The executive director of the Media Institute of Southern Africa (Botswana Chapter), Tefo Phatshwane, objected that the emergency prohibits independent journalists from holding those in power to account.

He said Masisi has started a “censorship pandemic”, using wide-ranging restrictions as a cover to violate freedom of expression.

“As journalists, we can’t rely on a government that we are expected to police,” he says.

If coronavirus outbreak has taught us anything beyond the necessity of washing our hands, it is that its victim has been leadership.

Bureaucracy and incompetence have made it difficult to trust the WHO and governments world-wide.

On March 21, Masisi, who has a penchant for air travel, defied the lockdown to fly to Windhoek to witness the swearing in of Namibian president Hage Geingob.

He insisted that the trip was essential to enable leaders to discuss strategies to combat Covid-19.

Government also botched the handling of a death of Botswana’s first victim of Covid-19.

A local newspaper reported that the funeral of the elderly woman, from Ramotswa in the south-east of the country was not handled in a manner consistent with guidelines for the burial of victims.

Government admitted days later that she had died of the disease.

It is tempting to demand prompt action to combat those who undermine national and global efforts to combat the pandemic through disinformation. But Nkgakaagae insists censorship should not be part of the cure.

Government should identify the most efficient responses and communicate them to the public and allow reasonable and genuinely held opinions to flourish. “Government has to engage the public in dialogue,” he said.

Govt cracking down on Facebook hate-mongering – BDP

The following is a statement by Kagelelo Banks Kentse, a national executive committee member of the Botswana Democratic Party and the party’s spokesperson. Kentse was asked to comment on allegations that the government is using the Covid-19 crisis to repress journalists, critics and oppositionists, and to further centralise power.

It needs to be understood that the offences for which alleged perpetrators of Facebook hate-mongering are charged are transgressions against the Cyber Crime Act and the Penal Code. Thus, perpetrators would ordinarily be charged without the need for the declaration of a State of Public Emergency.

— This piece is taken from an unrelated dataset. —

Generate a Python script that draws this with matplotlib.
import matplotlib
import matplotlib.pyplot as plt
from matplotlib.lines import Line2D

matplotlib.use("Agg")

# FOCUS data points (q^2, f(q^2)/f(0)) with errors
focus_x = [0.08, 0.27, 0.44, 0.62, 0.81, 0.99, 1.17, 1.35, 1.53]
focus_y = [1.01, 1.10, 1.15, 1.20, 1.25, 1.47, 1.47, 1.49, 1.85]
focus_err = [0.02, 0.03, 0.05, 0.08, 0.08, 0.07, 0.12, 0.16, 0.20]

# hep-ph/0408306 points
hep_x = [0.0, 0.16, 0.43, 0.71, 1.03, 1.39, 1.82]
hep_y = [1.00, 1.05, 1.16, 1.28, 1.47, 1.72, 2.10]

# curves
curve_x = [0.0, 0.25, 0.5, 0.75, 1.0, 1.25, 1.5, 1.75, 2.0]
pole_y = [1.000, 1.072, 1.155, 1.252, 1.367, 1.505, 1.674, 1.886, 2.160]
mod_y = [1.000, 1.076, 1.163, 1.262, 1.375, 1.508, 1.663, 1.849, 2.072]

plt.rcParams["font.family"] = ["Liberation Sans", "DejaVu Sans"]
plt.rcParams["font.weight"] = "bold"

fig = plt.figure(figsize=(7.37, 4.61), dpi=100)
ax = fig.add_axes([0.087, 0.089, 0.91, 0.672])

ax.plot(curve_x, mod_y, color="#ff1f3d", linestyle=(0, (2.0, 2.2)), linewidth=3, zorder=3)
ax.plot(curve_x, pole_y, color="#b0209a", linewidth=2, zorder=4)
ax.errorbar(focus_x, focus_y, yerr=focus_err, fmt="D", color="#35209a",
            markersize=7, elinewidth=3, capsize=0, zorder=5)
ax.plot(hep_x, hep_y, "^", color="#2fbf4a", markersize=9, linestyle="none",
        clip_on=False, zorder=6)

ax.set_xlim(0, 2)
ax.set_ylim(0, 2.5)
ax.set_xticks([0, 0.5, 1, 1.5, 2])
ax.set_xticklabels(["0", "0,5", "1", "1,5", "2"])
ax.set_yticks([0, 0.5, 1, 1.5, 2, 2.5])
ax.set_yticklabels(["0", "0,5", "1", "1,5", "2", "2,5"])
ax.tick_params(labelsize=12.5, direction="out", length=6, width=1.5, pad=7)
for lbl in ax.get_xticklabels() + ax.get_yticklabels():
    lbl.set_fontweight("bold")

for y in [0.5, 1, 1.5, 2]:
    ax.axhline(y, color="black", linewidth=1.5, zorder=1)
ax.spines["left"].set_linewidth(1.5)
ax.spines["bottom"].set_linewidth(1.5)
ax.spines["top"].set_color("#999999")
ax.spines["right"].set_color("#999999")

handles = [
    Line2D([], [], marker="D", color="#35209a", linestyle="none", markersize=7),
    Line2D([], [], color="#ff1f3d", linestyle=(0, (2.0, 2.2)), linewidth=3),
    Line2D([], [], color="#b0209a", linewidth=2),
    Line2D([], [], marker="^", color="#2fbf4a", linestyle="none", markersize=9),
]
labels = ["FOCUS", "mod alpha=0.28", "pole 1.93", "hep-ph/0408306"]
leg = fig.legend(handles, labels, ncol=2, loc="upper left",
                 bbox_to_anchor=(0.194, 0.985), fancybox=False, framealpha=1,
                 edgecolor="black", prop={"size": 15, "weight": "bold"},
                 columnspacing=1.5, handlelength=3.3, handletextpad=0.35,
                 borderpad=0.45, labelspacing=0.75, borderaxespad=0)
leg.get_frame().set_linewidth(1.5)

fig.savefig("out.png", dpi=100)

Their prosecution is unrelated to the State of Public Emergency and similar in fashion to a rapist who goes on rampage during the emergency. They may not be left unrestrained.

The need of a State of Public Emergency Government derives legitimacy from the Constitution and is bestowed custody of the Constitution on behalf of [Botswana’s] people.

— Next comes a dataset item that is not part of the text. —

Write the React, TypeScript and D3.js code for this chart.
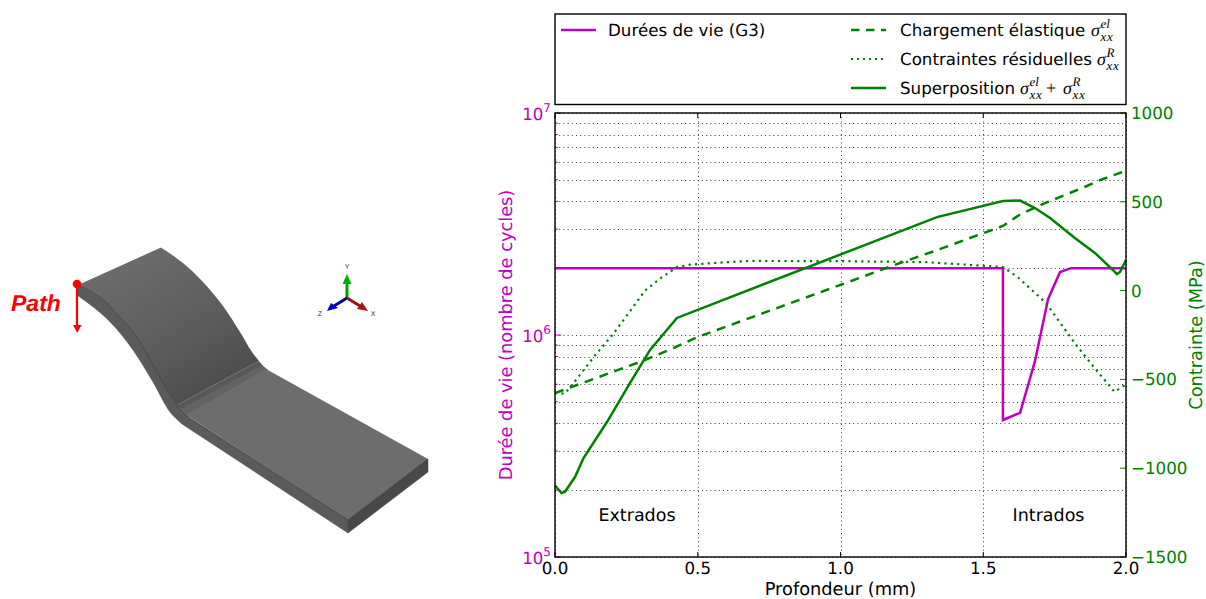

The same Constitution has entrenched in its Bill of Rights personal liberties such as the right to religion, right of assembly and freedom of movement. In the fight against a pandemic like Covid-19 it becomes necessary to curtail some of these rights to prevent spread of the virus.

It therefore becomes imperative to invoke the necessary constitutional provisions to derogate the liberties enshrined in the Constitution. In Botswana, such provision is found under the State of Public Emergency powers bestowed on the President.

With the powers and regulations of the State of Emergency, and in the case of Covid-19, the President is able to suspend religious and social gatherings, suspend commercial activities and direct procurement of necessary equipment and services at a rate consonant with the fight against the pandemic.

It is necessary to point out that while the Director of Health is bestowed with powers under the Public Health Act, such powers are prescribed for when it may not be practicable for the President to invoke the powers of the Constitution.

The director’s powers are, therefore, temporary and subjugate to the authority of the President and the Constitution. They may, therefore, be applied temporarily in the planning or initial response period when the President gets   briefing to develop a comprehensive response to a pandemic.

The director’s powers are also limited to specific areas within the country and may not be sufficient to combat the virulent spread of Covid-19 across the country, let alone control international travel.

Also, the Public Health Act is indisposed to commerce, and may not order a shutdown of commercial activity as is necessary in the fight against Covid-19.